:: Task objective ::
Print word for word the first line of the listing below and every line after it, through the line with "import seaborn as sns". Leave out the pictures and the rest.

**** Data provided ****

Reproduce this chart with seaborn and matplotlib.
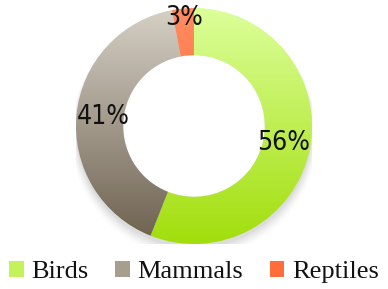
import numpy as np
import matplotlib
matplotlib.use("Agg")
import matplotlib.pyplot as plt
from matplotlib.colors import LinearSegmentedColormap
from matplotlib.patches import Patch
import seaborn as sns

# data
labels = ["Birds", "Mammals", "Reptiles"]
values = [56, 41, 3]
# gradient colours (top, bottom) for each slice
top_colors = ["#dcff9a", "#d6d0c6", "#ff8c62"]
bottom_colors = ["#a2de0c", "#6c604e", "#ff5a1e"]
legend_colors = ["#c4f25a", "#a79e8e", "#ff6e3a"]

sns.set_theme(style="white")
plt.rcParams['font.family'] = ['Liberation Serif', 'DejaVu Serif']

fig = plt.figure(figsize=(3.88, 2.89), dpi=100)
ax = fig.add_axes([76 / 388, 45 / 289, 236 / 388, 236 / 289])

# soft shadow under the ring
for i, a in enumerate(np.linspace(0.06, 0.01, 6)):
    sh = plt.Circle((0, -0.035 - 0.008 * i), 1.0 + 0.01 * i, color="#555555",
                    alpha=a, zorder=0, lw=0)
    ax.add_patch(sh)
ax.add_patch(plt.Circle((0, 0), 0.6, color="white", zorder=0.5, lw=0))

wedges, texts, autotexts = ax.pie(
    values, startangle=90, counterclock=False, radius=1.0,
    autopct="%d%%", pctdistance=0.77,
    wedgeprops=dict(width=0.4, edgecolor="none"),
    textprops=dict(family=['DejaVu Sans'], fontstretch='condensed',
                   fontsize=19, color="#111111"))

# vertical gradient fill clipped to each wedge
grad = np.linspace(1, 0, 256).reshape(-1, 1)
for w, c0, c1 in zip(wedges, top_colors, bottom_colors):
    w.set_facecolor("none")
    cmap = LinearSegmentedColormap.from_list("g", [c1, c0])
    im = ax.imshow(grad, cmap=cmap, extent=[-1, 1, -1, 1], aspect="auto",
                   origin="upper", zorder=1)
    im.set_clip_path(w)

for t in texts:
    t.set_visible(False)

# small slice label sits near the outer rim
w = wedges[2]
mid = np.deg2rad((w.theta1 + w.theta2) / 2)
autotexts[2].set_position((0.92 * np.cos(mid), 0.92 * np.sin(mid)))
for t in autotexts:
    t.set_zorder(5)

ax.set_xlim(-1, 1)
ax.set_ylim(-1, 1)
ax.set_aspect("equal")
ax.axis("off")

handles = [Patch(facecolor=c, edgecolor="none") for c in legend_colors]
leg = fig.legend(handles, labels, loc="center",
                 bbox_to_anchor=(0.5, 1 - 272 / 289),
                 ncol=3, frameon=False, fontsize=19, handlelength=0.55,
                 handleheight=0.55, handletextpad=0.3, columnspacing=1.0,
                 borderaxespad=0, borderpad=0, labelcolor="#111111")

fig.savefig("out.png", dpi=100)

****

:: Right answer ::
Reproduce this chart with seaborn and matplotlib.
import numpy as np
import matplotlib
matplotlib.use("Agg")
import matplotlib.pyplot as plt
from matplotlib.colors import LinearSegmentedColormap
from matplotlib.patches import Patch
import seaborn as sns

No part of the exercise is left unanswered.